After the fall of Napoleon, Alexander on several occasions manifested a marked and decided dislike to him. In 1815 he was the promoter of the second crusade against Napoleon; he directed every hostile measure with the utmost degree of animosity, and seemed to make it almost a personal affair; alleging, as the cause of his aversion, that he had been deceived and trifled with. If this tardy resentment was not a mere pretence, there is every reason to believe that it was stirred up by an old confidant of Napoleon’s, who, in private conversations, had artfully wounded the vanity of Alexander, by statements, true or false, of the private opinion of Napoleon with regard to his illustrious friend.
In 1814 there appeared reason to believe that Alexander would not be averse to see young Napoleon placed on the throne of France. After the Emperor’s second abdication, he seemed far less favourably disposed to the continuance of Napoleon’s dynasty.
In the second crusade, the Emperor Alexander marched at the head of innumerable forces. He was heard to declare, at that period, that the war might last for three years; but that Napoleon would nevertheless be subdued in the end.
On the first intelligence of the battle of Fleurus, the chiefs of all the Russian columns immediately received orders to halt; while all the Austrian and Bavarian corps instantly turned off, with the view of detaching themselves and forming a separate force. Had the Congress of Vienna been broken up on the 20th of March, it is almost certain that the crusade would not have been renewed; and had Napoleon been victorious at Waterloo, it is also tolerably certain that the crusade would have been dissolved.
The news of Napoleon’s landing at Cannes was a thunderbolt to the French plenipotentiary at Vienna. He indeed drew up the famous declaration of the 13th of March; and, virulent as it is, the first draft was still more so: it was amended by other ministers. The countenance of this plenipotentiary, as he gradually learned the advance of Napoleon, was a sort of thermometer, which excited the laughter of all the members of the Congress.
Austria soon knew the real state of affairs: her couriers informed her admirably well of all that was passing. The members of the French Legation alone were involved in doubt: they were still circulating a magnanimous letter from the King to the other Sovereigns, informing them that he was resolved to die at the Tuileries, when it was already known that Louis had left the capital, and was on his way to the frontier.
A member of the Congress and Lord Wellington, in a confidential conversation with the members of the French Legation, with the map in their hands, assigned the 20th or the 21st for Napoleon’s entry into Paris.
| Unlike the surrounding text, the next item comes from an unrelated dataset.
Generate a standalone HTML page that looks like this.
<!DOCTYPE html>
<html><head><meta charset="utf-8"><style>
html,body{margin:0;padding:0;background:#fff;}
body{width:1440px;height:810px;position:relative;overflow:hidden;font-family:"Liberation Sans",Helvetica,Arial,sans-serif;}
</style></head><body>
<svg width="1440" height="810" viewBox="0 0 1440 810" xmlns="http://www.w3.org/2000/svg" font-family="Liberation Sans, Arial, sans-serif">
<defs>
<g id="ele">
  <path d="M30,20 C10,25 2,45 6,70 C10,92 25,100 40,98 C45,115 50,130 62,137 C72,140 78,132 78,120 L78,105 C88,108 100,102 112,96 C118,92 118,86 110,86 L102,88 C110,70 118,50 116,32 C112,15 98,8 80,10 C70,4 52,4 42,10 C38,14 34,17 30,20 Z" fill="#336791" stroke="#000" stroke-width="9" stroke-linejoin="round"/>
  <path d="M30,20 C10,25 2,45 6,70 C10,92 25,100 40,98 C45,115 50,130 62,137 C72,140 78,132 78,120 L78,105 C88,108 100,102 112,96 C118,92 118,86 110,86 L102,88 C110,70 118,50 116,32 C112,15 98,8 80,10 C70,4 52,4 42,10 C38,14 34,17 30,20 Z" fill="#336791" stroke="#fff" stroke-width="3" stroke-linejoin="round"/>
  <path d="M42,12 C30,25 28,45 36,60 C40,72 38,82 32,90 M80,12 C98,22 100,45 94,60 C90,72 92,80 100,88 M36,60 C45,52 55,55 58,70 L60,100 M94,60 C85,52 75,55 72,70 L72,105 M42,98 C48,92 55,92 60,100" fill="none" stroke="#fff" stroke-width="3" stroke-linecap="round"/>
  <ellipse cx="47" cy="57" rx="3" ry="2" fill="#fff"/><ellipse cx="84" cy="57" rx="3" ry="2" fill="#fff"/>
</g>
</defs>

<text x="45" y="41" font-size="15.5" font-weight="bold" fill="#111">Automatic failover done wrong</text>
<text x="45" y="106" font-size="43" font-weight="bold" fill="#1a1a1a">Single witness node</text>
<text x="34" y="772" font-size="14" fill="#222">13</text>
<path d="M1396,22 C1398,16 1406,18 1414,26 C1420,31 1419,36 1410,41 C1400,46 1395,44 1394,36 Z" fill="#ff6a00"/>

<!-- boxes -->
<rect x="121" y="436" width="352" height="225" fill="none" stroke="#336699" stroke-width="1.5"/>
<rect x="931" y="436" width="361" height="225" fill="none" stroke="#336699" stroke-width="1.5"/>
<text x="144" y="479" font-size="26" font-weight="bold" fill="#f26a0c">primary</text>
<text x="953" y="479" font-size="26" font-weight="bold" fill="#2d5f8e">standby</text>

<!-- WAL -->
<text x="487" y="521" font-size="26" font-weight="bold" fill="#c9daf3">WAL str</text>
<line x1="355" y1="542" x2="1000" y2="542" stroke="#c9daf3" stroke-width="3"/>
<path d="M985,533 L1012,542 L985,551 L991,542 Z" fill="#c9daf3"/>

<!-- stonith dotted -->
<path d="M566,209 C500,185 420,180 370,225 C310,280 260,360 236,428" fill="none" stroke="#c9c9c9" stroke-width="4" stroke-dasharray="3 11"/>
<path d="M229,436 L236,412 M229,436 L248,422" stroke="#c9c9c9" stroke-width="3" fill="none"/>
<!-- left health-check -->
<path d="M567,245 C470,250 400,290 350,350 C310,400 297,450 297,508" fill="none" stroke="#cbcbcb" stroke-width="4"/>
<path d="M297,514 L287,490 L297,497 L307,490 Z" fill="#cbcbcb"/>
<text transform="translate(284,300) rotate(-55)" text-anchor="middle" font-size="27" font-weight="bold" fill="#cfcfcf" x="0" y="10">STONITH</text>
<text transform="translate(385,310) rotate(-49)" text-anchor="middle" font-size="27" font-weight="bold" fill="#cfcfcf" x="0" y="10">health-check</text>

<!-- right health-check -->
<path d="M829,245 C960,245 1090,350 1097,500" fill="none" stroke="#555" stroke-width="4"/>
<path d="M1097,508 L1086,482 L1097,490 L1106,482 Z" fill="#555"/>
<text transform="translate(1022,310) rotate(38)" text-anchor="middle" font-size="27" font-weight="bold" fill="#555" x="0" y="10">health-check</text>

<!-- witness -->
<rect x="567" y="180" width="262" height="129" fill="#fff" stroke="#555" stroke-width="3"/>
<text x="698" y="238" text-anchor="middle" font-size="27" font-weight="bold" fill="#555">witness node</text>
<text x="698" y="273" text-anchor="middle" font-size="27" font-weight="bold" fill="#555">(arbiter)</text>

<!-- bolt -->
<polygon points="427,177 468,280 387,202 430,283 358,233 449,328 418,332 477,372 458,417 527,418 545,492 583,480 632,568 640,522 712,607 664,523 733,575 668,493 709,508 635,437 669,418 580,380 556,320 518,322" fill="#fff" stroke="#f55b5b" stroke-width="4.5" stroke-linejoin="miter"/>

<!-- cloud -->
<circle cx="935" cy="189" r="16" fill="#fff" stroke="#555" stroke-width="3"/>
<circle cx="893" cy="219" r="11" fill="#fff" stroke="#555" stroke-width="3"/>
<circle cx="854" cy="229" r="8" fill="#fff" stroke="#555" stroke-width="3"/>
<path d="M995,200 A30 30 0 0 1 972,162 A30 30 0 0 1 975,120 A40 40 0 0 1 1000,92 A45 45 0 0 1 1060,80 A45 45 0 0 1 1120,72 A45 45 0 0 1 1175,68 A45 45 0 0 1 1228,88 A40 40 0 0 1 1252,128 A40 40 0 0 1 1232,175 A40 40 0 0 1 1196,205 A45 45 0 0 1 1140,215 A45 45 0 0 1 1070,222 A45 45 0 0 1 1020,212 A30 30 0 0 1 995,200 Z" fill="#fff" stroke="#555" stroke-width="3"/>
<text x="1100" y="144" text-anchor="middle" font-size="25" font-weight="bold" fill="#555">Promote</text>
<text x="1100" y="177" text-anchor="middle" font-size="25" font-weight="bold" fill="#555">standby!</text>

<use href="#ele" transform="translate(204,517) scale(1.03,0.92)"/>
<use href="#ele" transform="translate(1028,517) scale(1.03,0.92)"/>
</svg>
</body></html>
As the Emperor Francis received the official publications from Grenoble and Lyons, he regularly forwarded them to Schöenbrunn, to Maria Louisa, to whom they afforded extreme joy. It is very true that, at a somewhat later period, an idea was entertained of seizing young Napoleon, in order to convey him to France.
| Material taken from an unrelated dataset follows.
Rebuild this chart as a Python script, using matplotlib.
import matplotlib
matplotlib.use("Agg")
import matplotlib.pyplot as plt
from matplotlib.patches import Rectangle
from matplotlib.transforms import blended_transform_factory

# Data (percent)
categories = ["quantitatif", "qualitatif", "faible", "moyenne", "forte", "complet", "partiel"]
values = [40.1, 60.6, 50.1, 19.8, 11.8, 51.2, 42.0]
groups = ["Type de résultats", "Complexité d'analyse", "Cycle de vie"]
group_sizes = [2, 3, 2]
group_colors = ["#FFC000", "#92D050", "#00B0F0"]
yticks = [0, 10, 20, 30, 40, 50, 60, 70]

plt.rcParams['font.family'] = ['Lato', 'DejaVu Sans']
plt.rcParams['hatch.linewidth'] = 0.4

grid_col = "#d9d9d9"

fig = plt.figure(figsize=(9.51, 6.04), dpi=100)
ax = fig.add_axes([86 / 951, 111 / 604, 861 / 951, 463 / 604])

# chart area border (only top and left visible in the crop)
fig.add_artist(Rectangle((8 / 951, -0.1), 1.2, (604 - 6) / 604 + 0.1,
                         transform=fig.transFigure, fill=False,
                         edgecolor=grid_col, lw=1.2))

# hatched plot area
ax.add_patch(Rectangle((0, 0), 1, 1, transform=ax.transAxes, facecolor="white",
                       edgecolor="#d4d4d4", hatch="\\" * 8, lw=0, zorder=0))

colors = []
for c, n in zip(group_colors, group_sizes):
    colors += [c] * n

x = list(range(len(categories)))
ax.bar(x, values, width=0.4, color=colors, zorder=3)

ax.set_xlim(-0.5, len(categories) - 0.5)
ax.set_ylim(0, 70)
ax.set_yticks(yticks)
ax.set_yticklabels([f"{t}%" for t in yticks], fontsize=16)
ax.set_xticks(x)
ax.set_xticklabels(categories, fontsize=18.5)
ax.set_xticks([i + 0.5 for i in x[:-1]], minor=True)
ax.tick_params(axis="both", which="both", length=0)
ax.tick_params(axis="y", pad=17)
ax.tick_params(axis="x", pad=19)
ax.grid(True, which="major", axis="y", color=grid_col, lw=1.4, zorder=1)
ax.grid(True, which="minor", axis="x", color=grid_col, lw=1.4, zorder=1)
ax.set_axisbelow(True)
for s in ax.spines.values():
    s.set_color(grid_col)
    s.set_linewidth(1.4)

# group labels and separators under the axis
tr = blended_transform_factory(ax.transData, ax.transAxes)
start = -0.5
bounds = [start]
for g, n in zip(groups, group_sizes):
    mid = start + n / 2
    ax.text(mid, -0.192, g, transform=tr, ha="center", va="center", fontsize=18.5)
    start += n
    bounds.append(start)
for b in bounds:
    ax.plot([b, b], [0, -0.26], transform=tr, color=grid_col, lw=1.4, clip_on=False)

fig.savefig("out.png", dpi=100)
The French Plenipotentiary at length quitted Vienna, and proceeded to Frankfort and Wisbaden, whence he could more conveniently negotiate either with Ghent or Paris. Never was a time-serving courier thrown into greater embarrassment and anxiety. The ardour with which he had been inspired, on receiving the intelligence of Napoleon’s landing at Cannes, was very much abated when he heard of the Emperor’s arrival at Paris; and he entered into an understanding with Fouché that the latter should be his guarantee with Napoleon, pledging himself, on the other hand, to be Fouché’s guarantee with the Bourbons. There is good ground for believing that the offers made by this Plenipotentiary to the new Sovereign went very great lengths indeed; but Napoleon indignantly rejected them, lest, as he said, he should degrade his policy too far.
In 1814, before M. de Talleyrand declared himself for the Bourbons, he was for the Regency; in which, however, he himself wished to play the principal part. Events fatal to the Napoleon dynasty prevented this moment of uncertainty from being turned to good account. Every thing tends to prove that the result which was at that period adopted was far from being agreeable to the intentions of Austria; that power was duped, betrayed, or at least carried by assault.